Charts and diagrams as code:
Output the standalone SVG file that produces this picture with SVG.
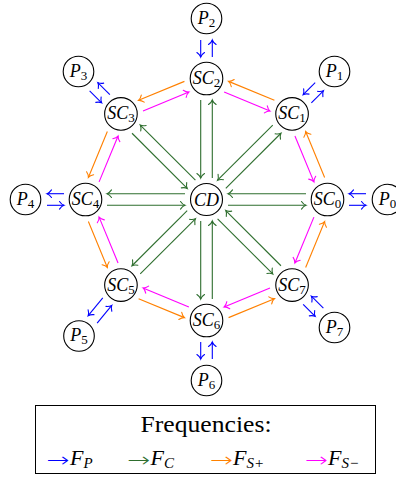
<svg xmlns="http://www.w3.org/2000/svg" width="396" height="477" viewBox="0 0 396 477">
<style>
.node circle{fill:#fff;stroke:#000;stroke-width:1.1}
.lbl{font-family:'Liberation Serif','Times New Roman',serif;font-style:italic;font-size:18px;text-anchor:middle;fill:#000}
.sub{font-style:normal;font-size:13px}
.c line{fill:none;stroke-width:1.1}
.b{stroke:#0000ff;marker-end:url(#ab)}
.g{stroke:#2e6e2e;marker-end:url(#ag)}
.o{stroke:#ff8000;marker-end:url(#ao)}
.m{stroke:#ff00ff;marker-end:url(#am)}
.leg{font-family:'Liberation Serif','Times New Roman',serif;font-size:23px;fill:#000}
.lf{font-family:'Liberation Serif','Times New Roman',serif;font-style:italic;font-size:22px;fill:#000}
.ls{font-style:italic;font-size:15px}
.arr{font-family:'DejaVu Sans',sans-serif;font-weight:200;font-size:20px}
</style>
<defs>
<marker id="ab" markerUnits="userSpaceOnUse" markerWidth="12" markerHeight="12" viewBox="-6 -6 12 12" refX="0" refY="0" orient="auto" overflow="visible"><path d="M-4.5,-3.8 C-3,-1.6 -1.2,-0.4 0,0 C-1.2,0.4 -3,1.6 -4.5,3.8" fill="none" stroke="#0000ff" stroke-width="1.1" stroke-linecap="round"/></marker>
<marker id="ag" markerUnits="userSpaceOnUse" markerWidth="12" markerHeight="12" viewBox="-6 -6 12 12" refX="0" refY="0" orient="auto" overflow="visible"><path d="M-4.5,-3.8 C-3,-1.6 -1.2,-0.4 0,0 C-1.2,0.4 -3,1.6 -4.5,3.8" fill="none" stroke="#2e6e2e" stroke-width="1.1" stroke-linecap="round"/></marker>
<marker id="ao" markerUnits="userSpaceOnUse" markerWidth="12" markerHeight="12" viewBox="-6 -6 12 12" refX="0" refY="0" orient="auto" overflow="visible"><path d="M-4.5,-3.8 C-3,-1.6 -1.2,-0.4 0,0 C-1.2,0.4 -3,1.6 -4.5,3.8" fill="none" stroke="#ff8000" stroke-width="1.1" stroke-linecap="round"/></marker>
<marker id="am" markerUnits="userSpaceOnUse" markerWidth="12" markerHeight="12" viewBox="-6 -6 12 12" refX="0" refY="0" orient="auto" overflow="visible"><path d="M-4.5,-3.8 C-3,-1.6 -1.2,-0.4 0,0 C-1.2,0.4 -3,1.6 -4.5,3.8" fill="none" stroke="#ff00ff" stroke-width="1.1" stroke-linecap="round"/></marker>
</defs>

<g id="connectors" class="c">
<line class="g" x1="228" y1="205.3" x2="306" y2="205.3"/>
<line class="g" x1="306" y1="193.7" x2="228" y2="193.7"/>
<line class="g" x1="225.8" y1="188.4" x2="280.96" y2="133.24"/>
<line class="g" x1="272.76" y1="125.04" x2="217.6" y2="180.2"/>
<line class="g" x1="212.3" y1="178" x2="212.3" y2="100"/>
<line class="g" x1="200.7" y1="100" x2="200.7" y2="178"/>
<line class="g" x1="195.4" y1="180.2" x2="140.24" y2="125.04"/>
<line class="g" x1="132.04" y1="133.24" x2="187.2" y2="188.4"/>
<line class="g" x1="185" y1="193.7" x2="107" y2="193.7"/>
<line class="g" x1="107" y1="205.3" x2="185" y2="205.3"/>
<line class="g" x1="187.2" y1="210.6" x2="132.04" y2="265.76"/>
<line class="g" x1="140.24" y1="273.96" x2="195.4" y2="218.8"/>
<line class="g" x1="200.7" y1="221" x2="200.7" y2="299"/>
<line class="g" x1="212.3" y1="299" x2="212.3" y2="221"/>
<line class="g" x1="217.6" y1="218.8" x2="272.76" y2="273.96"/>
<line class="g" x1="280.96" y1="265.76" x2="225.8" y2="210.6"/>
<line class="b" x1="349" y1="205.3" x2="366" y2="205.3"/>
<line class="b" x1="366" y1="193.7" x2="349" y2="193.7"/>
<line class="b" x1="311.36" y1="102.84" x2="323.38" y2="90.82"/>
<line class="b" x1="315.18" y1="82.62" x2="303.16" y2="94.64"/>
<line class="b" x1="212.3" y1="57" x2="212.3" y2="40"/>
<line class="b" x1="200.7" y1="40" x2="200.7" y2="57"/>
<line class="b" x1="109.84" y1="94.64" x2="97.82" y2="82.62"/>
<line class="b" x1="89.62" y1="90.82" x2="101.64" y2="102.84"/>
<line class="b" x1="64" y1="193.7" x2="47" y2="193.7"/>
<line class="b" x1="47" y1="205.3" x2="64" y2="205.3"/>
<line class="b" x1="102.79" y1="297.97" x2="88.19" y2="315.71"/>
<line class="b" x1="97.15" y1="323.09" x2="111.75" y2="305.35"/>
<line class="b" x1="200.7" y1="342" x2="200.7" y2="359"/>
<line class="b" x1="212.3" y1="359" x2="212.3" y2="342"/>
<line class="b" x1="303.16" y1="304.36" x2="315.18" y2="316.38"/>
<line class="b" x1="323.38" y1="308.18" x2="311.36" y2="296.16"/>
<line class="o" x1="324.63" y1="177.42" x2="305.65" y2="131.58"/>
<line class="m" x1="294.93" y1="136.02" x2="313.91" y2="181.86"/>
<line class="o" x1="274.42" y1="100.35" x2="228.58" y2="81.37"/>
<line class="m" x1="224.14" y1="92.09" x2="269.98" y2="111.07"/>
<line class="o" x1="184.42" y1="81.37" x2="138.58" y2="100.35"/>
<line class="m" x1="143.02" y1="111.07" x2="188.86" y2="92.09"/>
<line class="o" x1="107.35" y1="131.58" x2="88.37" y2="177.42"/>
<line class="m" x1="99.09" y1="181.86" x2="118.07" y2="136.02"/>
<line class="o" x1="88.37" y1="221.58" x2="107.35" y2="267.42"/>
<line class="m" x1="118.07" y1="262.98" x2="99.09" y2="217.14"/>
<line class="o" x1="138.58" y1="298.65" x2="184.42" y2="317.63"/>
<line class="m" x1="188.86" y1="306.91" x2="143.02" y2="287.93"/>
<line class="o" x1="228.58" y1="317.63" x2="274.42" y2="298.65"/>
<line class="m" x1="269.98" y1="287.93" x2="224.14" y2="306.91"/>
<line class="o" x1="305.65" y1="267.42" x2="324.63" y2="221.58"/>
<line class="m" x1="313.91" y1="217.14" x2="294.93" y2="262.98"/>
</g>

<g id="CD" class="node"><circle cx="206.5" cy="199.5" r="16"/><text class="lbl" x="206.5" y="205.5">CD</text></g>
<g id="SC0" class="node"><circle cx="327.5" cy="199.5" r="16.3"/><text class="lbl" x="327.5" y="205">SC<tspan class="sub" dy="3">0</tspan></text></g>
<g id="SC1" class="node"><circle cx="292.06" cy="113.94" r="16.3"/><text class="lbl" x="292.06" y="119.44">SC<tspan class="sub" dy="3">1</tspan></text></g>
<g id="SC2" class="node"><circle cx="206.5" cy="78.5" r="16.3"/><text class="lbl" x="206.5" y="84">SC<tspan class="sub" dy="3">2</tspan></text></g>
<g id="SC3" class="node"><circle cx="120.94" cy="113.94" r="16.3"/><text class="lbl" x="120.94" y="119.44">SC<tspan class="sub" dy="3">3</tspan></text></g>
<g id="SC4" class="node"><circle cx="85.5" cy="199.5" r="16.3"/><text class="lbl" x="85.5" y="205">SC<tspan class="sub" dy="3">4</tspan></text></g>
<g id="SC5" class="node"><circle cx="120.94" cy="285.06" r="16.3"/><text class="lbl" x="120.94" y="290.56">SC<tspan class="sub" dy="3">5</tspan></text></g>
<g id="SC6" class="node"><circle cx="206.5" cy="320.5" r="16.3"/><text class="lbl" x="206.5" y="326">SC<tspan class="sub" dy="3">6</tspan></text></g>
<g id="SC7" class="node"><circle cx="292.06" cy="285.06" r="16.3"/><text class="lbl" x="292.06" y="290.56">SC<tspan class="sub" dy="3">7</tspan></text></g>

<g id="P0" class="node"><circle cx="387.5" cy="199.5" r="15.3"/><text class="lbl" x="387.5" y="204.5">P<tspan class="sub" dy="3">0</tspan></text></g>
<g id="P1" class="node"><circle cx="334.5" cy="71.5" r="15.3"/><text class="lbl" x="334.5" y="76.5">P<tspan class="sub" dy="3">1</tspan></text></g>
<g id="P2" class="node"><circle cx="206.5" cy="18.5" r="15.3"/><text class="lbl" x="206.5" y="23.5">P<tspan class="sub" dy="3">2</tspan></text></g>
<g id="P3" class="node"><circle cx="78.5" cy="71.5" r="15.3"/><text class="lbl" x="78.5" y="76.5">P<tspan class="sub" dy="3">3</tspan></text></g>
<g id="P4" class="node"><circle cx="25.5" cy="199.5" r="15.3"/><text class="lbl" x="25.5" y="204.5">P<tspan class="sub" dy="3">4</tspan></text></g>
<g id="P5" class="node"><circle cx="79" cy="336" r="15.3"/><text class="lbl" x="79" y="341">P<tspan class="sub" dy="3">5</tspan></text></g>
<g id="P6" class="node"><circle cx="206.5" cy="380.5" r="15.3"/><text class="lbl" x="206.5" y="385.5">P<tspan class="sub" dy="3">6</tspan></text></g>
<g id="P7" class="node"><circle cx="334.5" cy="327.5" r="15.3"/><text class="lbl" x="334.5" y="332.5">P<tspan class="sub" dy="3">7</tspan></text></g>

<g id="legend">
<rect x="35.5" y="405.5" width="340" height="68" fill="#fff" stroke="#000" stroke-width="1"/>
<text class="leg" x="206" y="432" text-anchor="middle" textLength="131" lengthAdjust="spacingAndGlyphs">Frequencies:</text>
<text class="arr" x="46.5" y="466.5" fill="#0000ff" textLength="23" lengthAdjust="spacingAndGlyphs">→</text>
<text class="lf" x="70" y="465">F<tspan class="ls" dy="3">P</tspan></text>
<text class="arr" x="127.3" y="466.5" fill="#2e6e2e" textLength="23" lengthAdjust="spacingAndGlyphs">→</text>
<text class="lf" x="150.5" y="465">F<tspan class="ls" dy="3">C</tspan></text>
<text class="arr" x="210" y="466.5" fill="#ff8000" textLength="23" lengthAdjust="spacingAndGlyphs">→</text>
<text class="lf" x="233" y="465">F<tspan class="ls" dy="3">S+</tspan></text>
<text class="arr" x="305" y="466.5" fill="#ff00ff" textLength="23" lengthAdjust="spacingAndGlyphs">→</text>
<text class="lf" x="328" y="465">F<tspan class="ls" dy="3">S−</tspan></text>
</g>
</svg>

...

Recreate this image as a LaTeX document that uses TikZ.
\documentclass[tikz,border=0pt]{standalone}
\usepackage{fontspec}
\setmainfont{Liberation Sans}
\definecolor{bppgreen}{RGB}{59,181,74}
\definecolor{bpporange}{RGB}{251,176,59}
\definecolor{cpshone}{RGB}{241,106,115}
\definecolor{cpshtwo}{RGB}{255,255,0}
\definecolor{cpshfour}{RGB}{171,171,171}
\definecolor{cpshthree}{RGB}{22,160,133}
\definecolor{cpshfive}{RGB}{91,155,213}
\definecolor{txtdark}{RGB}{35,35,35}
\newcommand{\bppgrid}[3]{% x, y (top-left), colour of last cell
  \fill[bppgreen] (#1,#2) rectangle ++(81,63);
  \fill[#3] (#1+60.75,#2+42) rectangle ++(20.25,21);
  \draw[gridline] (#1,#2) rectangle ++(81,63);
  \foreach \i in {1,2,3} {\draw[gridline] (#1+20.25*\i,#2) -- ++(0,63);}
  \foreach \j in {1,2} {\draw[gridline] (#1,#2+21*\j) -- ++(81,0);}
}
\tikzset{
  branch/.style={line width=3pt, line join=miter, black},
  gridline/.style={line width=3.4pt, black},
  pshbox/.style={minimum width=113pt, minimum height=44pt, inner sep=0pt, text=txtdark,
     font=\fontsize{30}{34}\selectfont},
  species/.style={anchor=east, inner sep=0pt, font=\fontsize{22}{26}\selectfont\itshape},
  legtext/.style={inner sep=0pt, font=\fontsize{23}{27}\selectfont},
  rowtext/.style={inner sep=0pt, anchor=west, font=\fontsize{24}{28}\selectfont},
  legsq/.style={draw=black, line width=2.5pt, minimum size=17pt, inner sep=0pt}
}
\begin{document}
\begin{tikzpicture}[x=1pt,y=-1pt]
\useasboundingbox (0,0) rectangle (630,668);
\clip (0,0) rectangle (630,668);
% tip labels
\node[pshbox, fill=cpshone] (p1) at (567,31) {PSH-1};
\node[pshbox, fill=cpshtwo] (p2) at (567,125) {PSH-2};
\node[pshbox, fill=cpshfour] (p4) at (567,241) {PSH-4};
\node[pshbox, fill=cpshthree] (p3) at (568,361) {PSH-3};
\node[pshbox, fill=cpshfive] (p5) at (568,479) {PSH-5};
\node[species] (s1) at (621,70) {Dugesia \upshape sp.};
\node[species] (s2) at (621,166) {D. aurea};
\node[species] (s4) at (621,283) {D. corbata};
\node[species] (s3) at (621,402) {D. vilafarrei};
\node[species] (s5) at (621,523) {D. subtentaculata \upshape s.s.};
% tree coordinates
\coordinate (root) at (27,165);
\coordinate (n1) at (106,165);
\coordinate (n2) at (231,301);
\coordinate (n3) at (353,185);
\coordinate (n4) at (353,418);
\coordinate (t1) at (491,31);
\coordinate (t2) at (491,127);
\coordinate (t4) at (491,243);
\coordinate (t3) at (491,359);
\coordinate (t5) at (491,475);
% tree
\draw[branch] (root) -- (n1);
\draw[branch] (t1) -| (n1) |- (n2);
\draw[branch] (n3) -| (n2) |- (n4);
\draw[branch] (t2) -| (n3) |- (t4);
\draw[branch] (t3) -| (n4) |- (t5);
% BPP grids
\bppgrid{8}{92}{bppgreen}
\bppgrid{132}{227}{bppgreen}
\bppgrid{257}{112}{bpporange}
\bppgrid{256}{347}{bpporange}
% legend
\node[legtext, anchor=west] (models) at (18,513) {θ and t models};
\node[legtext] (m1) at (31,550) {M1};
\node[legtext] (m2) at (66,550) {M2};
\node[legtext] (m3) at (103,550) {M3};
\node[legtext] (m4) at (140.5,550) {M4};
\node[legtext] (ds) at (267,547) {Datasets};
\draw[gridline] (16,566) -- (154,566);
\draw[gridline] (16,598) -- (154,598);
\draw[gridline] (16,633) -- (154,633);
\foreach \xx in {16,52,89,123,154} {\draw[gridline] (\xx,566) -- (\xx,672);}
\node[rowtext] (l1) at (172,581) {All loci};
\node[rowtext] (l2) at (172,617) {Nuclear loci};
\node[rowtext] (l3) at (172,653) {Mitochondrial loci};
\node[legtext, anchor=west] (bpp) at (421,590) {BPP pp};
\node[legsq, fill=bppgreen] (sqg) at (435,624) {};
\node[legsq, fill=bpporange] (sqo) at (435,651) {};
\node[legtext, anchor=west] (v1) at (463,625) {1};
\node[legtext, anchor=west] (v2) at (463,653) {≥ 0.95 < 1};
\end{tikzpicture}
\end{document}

▸ **Problem**
Work out the number of lines in this listing that include the word "standalone". Reply with that number only.

▸ **Correct output**
2